168    Il résulte de tout ce qui précède que le constat de sélectivité de la mesure litigieuse opéré par la Commission dans la décision attaquée ne saurait être remis en cause par la présence d’obstacles au regroupement transfrontalier.

169    Le second grief de la requérante doit donc être écarté, sans qu’il soit besoin d’examiner la question de l’existence d’obstacles au regroupement transfrontalier, qu’il s’agisse, d’une part, du caractère suffisamment établi du constat, opéré par la Commission, de l’absence de ces obstacles ou, d’autre part, du caractère suffisamment motivé de la partie de la décision attaquée consacrée à ces obstacles.

170    Il convient d’ajouter qu’il ressort des considérations présentées aux points 49 à 59 ci-dessus que la Commission a suffisamment motivé sa décision quant au constat du caractère sélectif de la mesure litigieuse.

171    Il résulte de tout ce qui précède que l’unique moyen présenté au soutien du présent recours doit être écarté.

172    Il convient donc de rejeter le recours dans son intégralité sans qu’il soit besoin de statuer sur sa recevabilité.

IV.    Sur les dépens

173    Aux termes de l’article 134, paragraphe 1, du règlement de procédure, toute partie qui succombe est condamnée aux dépens, s’il est conclu en ce sens.
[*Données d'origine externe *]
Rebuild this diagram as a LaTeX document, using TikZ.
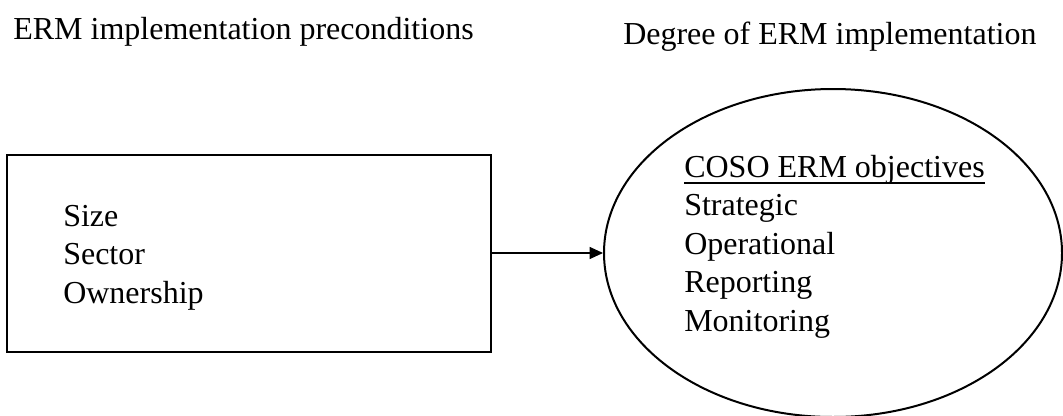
\documentclass[tikz,border=0pt]{standalone}
\usepackage{fontspec}
\setmainfont{Liberation Serif}
\usetikzlibrary{shapes.geometric,arrows.meta}
\begin{document}
\begin{tikzpicture}[x=0.75pt,y=-0.75pt,
  txt/.style={anchor=base west,inner sep=0pt,font=\fontsize{24pt}{28.8pt}\selectfont},
  frame/.style={draw,line width=1.5pt,inner sep=0pt},
  link/.style={line width=0.8pt,-{Triangle[length=10pt,width=9pt]}}]
\useasboundingbox (0,0) rectangle (1063,415);
\node[frame,rectangle,minimum width=363pt,minimum height=147.75pt] (box) at (249,253) {};
\node[frame,ellipse,minimum width=343.5pt,minimum height=246pt] (ell) at (833,253) {};
\draw[link] (box.east) -- (ell.west);
\node[txt] (t1) at (13,39) {ERM implementation preconditions};
\node[txt] (t2) at (623,44) {Degree of ERM implementation};
\node[txt] (size) at (63,226) {Size};
\node[txt] (sector) at (63,264.5) {Sector};
\node[txt] (owner) at (63,303) {Ownership};
\node[txt] (coso) at (684,177) {COSO ERM objectives};
\draw[line width=1.1pt] ([yshift=-4.5pt]coso.base west) -- ([yshift=-4.5pt]coso.base east);
\node[txt] (strat) at (684,215.5) {Strategic};
\node[txt] (oper) at (684,254) {Operational};
\node[txt] (rep) at (684,292.5) {Reporting};
\node[txt] (mon) at (684,331) {Monitoring};
\end{tikzpicture}
\end{document}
La requérante ayant succombé, elle supportera, outre ses propres dépens, ceux exposés par la Commission, conformément aux conclusions de cette dernière.

Par ces motifs,

LE TRIBUNAL (neuvième chambre)

déclare et arrête :

1)      Le recours est rejeté.

2)      Sigma Alimentos Exterior, SL supportera, outre ses propres dépens, ceux exposés par la Commission européenne.

Gervasoni

Kowalik-Bańczyk

Mac Eochaidh

Ainsi prononcé en audience publique à Luxembourg, le 15 novembre 2018.

Signatures


*      Langue de procédure : l’espagnol.